[Date Prev][Date Next][Thread Prev][Thread Next][Date Index][Thread Index]
Re: XQuery & XSLT was RE: Verboseness - XML Syntax for XQuery 1.0(XQueryX)
- From: Richard Lanyon <rgl@decisionsoft.com>
- To: xml-dev@lists.xml.org
- Date: Wed, 20 Jun 2001 19:45:27 +0100 (BST)
On Tue, 19 Jun 2001, Jonathan Robie wrote:
> I need more detail on this to understand what you want. Let me ask you a
> few questions based on one of Evan's examples
> (http://xmlportfolio.com/xsltuk/slides/Q18b.html).
>
> In the new XQuery syntax, it looks like this:
>
> FOR $h IN //holding
> RETURN
> <holding>
> { $h/title }
> {
> IF ($h/@type = "Journal")
> THEN $h/editor
> ELSE $h/author
> }
> </holding>
> SORTBY(title)
>
> Note that the curly braces indicate expressions to be evaluated, as opposed
> to literal content.
This is actually incredibly similar to the syntax for "interpolations"
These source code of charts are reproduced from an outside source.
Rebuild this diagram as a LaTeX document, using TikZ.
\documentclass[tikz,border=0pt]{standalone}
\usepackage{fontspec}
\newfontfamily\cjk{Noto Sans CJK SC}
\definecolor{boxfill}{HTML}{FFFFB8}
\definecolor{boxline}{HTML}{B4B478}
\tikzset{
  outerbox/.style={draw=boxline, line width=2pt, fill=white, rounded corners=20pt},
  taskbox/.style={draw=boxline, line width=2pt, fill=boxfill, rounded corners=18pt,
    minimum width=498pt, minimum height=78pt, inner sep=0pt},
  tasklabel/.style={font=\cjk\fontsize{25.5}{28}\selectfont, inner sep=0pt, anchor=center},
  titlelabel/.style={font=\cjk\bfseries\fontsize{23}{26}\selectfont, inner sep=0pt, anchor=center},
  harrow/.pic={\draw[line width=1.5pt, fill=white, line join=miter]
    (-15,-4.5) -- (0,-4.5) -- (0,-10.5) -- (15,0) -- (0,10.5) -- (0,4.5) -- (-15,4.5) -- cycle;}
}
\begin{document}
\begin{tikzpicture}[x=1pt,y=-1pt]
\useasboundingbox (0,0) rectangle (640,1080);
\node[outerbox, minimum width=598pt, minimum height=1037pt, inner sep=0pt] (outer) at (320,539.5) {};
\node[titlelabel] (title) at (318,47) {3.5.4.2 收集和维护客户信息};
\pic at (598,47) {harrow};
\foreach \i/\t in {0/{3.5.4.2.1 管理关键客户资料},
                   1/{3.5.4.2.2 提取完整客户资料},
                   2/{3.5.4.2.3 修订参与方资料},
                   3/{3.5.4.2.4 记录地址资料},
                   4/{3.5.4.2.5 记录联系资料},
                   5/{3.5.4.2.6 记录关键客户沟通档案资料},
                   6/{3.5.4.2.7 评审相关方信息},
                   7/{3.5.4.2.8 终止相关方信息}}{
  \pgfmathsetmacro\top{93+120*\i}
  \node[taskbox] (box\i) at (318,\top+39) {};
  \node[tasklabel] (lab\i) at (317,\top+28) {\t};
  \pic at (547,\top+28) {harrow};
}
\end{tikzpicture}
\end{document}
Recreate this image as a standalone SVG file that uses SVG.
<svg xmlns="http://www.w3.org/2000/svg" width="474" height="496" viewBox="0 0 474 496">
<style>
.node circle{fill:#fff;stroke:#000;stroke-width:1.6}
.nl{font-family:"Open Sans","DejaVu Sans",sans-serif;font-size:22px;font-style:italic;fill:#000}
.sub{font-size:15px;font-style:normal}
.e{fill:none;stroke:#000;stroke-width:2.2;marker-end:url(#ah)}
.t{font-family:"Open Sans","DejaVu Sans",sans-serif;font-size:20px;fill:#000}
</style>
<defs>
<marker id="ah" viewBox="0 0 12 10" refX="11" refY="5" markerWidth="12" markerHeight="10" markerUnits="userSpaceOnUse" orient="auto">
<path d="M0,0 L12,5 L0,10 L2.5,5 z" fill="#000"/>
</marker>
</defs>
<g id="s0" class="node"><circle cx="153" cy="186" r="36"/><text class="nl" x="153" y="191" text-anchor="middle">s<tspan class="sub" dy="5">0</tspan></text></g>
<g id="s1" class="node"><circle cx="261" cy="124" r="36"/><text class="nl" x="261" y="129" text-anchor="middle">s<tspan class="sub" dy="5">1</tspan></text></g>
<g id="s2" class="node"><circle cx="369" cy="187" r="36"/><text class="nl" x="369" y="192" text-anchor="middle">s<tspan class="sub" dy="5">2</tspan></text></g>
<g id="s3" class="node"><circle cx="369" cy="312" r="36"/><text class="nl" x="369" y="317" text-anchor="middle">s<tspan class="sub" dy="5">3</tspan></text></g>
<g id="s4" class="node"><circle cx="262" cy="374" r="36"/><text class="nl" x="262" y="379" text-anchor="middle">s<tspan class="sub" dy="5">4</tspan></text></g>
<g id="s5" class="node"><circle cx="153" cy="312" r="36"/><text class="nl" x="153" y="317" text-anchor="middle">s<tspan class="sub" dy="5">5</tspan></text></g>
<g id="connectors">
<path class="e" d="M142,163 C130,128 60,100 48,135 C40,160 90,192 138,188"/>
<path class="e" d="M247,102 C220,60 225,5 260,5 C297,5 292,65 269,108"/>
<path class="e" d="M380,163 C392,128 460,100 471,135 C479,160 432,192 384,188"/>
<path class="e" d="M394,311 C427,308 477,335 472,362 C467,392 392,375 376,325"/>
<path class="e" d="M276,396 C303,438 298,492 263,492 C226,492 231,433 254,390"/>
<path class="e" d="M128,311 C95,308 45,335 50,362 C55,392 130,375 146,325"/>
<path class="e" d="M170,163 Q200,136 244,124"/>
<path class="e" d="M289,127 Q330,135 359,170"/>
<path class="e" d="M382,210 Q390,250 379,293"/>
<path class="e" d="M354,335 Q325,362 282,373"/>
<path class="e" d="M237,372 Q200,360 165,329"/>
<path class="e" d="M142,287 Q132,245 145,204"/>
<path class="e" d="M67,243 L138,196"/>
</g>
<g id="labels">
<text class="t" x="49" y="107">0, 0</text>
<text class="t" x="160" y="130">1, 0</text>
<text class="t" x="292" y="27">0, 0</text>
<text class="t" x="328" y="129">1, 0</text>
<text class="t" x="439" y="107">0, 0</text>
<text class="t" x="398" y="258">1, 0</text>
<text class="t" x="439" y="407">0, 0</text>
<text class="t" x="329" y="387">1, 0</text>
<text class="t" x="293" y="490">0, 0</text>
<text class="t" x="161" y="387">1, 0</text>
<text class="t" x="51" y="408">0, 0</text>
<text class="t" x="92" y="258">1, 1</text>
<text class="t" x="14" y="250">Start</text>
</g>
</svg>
in XML Script 2 (see http://www.xmlscript.org/), where the above would
probably be something like:
<xs:output>
<holding>
# $h/title #
<xs:if test="$h/@type = 'journal'">
<xs:then># $h/@editor #</xs:then>
<xs:else># $h/@author #</xs:else>
</xs:if>
</holding>
</xs:output>
The text between '#' signs is an interpolation (the
interpolation delimiters don't have to be '#' signs, that's just the
default). If you don't like the 'non-XMLness' you can write
<xs:output>
<holding>
<xs:eval>$h/title</xs:eval>
<xs:if test="$h/@type = 'journal'">
<xs:then><xs:eval>$h/@editor</xs:eval></xs:then>
<xs:else><xs:eval>$h/@author</xs:eval></xs:else>
</xs:if>
</holding>
</xs:output>
though you obviously can't use an <xs:eval> inside attribute values,
whereas you can put interpolations inside attribute values.
--
Richard Lanyon, Software Engineer DecisionSoft Ltd.